··· Material provided
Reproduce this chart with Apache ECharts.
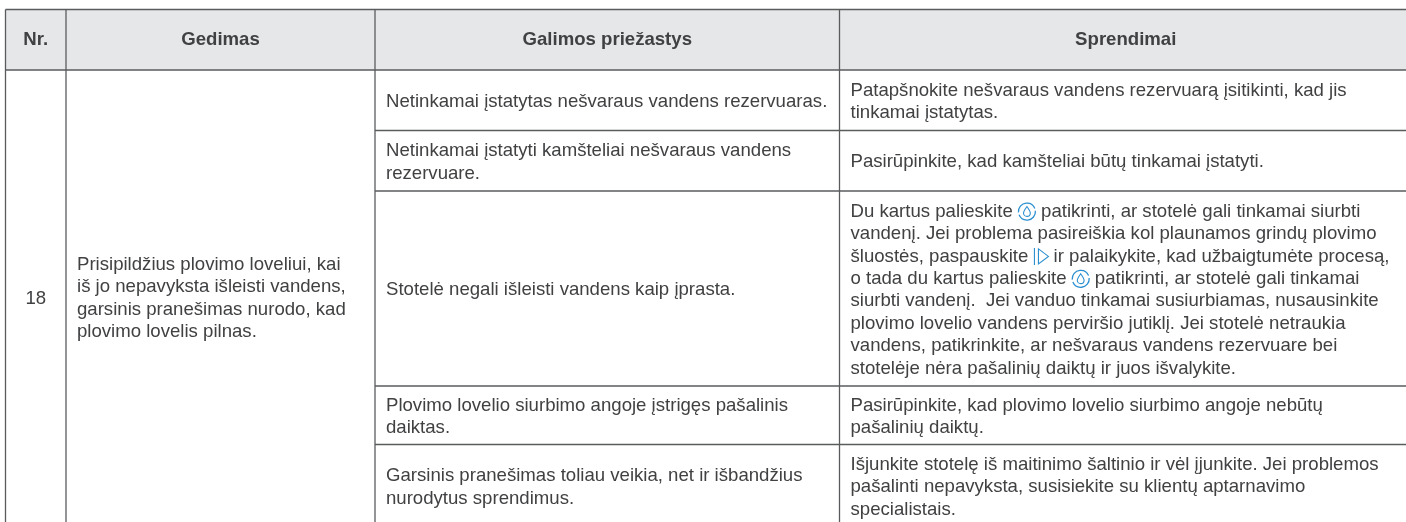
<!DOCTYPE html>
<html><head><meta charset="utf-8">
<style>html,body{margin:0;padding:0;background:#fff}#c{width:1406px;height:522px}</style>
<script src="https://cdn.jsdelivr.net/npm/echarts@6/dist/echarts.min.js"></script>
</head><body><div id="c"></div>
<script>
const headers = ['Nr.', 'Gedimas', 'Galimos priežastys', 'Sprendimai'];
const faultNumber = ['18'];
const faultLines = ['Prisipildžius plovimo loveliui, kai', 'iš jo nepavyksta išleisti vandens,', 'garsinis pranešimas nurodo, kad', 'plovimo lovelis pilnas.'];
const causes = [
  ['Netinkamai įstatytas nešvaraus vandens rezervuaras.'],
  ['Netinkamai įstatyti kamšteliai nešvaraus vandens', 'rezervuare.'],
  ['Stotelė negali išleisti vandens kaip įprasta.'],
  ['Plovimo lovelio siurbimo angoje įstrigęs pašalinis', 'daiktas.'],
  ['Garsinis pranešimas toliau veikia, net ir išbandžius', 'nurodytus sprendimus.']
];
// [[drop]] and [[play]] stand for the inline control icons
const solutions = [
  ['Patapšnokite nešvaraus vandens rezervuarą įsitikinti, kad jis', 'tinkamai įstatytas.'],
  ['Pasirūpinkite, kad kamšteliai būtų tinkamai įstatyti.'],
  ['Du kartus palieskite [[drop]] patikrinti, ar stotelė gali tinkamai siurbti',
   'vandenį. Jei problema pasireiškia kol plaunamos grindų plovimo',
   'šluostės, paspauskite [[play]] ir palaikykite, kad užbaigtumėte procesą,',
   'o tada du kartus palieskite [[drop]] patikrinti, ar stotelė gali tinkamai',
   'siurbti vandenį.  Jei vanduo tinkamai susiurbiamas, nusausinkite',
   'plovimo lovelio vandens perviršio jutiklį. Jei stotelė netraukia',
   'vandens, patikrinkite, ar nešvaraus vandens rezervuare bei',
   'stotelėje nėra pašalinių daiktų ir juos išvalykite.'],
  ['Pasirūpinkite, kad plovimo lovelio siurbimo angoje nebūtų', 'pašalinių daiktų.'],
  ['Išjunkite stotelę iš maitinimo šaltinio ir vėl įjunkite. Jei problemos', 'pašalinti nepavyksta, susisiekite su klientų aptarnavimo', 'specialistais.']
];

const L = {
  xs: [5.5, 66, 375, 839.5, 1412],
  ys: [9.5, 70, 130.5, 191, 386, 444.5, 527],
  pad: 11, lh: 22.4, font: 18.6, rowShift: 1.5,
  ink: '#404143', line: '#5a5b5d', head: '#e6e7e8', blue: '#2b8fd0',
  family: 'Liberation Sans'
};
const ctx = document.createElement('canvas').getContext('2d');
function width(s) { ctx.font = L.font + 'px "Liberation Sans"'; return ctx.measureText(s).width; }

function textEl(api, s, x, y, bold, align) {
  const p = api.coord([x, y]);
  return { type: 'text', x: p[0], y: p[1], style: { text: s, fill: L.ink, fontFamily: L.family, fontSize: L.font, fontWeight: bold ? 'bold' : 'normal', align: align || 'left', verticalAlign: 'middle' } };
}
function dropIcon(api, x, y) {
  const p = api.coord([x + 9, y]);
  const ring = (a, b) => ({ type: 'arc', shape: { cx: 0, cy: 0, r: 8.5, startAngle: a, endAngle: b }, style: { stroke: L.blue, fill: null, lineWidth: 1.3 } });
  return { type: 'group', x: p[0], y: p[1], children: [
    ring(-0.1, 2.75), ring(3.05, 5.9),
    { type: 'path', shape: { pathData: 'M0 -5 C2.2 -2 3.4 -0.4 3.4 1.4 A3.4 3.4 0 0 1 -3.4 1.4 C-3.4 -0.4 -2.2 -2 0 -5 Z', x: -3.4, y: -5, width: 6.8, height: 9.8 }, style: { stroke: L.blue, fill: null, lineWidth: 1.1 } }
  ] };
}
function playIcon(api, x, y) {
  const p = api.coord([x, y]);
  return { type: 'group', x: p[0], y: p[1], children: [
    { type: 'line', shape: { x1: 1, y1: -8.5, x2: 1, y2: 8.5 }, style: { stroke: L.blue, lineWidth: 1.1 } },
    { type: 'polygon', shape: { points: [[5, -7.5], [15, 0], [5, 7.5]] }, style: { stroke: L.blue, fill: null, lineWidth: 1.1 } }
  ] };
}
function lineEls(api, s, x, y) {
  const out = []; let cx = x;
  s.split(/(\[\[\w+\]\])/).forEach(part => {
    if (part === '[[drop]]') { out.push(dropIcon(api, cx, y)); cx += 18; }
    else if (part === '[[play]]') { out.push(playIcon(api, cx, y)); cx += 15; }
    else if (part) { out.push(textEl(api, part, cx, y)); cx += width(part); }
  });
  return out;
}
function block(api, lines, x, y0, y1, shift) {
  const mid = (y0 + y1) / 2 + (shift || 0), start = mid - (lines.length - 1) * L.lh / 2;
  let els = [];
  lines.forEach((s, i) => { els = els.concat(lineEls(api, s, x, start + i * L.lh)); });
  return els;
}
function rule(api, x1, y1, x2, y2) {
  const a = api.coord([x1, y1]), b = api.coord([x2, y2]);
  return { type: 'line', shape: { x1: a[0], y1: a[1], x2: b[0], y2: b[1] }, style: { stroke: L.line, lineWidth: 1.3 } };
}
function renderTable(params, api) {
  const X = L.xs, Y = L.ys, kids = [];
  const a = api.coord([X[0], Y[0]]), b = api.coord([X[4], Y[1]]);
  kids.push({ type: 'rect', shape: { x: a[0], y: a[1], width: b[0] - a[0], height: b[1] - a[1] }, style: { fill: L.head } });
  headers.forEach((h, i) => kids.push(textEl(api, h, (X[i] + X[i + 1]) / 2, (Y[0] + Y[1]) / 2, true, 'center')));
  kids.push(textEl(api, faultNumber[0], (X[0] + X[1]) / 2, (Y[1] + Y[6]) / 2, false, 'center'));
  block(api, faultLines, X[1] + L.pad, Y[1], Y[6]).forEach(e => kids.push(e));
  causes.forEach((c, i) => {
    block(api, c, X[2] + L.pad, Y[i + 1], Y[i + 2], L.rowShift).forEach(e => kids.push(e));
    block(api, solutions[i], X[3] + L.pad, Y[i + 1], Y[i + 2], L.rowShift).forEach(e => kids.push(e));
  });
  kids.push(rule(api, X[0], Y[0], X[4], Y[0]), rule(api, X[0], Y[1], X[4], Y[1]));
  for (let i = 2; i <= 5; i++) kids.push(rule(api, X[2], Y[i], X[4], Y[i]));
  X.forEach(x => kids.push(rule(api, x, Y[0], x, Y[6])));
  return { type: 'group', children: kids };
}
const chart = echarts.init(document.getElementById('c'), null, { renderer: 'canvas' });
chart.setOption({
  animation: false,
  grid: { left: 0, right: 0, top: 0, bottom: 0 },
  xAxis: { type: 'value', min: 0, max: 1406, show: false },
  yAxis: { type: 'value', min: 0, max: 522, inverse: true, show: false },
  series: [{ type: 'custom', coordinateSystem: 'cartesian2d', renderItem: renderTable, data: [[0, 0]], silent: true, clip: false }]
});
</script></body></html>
······
··· Material provided
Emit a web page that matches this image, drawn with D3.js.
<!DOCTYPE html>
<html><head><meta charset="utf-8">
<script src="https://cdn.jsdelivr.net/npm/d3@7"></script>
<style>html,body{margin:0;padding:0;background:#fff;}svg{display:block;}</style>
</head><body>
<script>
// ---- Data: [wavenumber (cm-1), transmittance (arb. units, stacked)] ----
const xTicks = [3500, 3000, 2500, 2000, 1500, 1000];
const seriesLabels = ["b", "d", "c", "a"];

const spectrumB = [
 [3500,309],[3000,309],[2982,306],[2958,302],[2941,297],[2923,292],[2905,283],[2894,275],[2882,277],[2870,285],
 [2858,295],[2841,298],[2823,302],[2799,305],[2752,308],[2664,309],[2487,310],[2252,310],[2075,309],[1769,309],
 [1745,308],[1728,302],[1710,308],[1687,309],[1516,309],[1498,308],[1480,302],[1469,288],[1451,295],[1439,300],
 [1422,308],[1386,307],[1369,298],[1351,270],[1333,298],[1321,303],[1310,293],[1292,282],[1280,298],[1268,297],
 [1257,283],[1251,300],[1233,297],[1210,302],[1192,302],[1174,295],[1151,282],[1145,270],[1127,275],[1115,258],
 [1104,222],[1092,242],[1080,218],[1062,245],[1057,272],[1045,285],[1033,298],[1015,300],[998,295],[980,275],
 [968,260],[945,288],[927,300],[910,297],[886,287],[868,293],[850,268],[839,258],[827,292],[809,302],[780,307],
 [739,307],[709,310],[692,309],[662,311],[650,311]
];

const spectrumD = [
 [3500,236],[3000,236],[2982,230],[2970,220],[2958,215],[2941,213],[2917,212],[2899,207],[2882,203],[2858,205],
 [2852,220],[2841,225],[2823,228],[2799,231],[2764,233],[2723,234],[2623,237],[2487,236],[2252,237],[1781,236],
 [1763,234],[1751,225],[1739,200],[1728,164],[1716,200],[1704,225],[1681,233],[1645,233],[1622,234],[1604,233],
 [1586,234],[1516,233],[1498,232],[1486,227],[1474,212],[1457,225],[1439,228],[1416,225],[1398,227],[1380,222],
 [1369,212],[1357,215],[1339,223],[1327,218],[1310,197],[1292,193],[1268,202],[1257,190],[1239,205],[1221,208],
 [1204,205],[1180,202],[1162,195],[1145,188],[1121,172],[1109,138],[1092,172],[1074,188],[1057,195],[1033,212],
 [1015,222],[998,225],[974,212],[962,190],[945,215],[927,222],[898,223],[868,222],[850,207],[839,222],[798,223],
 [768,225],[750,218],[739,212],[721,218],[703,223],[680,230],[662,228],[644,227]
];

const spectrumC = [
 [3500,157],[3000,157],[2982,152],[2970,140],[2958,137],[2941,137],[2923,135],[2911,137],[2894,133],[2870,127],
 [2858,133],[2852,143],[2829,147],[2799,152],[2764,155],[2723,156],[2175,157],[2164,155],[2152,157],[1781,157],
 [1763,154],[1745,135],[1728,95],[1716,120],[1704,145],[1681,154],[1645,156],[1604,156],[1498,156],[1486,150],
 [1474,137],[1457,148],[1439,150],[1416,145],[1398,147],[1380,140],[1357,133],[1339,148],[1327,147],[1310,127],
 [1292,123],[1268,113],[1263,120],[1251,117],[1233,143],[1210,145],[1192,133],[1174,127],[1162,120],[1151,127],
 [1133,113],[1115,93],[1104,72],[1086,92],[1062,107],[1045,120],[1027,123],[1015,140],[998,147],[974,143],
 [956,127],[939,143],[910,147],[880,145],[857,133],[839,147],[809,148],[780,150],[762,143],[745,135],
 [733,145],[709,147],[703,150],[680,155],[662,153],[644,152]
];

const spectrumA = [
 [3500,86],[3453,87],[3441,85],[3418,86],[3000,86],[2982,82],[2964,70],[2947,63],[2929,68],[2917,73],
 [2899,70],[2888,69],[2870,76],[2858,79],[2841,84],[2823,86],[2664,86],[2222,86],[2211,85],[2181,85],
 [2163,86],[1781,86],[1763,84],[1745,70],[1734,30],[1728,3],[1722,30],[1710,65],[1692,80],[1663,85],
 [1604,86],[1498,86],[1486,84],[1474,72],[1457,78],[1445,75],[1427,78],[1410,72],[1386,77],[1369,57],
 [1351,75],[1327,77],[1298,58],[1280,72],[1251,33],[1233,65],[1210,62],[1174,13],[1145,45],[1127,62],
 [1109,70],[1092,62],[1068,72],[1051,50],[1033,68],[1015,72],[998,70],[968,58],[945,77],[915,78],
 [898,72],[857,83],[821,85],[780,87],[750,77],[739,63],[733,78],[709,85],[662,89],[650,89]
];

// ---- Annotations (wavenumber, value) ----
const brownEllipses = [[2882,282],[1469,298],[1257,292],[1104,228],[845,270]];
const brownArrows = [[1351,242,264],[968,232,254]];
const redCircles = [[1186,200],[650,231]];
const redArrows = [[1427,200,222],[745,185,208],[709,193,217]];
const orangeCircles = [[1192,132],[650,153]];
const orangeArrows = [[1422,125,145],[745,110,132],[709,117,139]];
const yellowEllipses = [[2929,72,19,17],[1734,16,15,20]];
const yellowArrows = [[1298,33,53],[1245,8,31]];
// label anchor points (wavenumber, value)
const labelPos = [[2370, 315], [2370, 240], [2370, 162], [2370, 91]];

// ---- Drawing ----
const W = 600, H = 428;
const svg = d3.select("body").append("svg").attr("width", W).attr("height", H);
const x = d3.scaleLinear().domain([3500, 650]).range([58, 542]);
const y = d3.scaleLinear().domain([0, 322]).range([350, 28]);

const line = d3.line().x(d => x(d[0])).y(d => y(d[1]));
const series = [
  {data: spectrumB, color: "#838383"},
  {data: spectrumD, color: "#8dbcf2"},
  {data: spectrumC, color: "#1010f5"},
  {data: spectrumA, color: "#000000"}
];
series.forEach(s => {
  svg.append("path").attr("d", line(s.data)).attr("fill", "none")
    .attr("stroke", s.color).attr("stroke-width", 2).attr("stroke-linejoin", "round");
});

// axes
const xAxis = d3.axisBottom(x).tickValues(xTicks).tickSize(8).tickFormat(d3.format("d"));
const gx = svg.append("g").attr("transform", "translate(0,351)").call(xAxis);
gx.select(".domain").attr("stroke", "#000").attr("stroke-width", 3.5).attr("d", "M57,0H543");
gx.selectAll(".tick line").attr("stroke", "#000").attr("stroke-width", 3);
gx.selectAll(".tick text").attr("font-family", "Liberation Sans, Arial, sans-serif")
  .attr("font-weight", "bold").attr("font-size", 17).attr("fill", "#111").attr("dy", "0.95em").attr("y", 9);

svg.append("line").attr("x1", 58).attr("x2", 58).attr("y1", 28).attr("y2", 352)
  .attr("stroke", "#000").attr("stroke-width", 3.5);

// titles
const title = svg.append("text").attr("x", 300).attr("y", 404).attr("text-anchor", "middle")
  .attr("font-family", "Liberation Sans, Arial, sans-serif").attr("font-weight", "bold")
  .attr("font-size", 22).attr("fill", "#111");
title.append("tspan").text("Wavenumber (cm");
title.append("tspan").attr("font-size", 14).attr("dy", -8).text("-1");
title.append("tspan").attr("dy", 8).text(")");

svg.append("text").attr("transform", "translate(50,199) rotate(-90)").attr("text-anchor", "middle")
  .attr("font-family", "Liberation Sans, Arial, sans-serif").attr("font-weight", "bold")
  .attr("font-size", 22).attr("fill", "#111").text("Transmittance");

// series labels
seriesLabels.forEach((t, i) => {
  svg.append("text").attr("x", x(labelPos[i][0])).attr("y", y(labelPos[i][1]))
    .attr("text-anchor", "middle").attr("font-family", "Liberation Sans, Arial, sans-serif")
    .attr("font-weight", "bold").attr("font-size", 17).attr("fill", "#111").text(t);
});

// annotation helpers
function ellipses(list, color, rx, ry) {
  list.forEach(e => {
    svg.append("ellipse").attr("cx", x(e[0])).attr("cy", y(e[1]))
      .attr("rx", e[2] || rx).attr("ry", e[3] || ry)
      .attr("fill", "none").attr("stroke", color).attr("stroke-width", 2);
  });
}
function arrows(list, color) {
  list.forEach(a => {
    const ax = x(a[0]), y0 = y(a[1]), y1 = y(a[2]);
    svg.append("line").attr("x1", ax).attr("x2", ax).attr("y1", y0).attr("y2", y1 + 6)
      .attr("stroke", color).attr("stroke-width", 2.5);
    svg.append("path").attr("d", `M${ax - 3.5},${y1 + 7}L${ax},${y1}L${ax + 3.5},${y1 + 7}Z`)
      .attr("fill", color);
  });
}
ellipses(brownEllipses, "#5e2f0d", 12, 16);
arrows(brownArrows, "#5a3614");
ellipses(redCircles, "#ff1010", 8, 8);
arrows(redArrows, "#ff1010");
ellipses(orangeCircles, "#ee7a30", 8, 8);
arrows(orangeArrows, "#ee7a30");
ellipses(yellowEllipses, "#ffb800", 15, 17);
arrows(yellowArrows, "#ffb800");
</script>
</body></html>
······
• _What is expected_:
Show all lines from the records above where the word "with" occurs.

• _Finished exercise_:
Reproduce this chart with Apache ECharts.
Emit a web page that matches this image, drawn with D3.js.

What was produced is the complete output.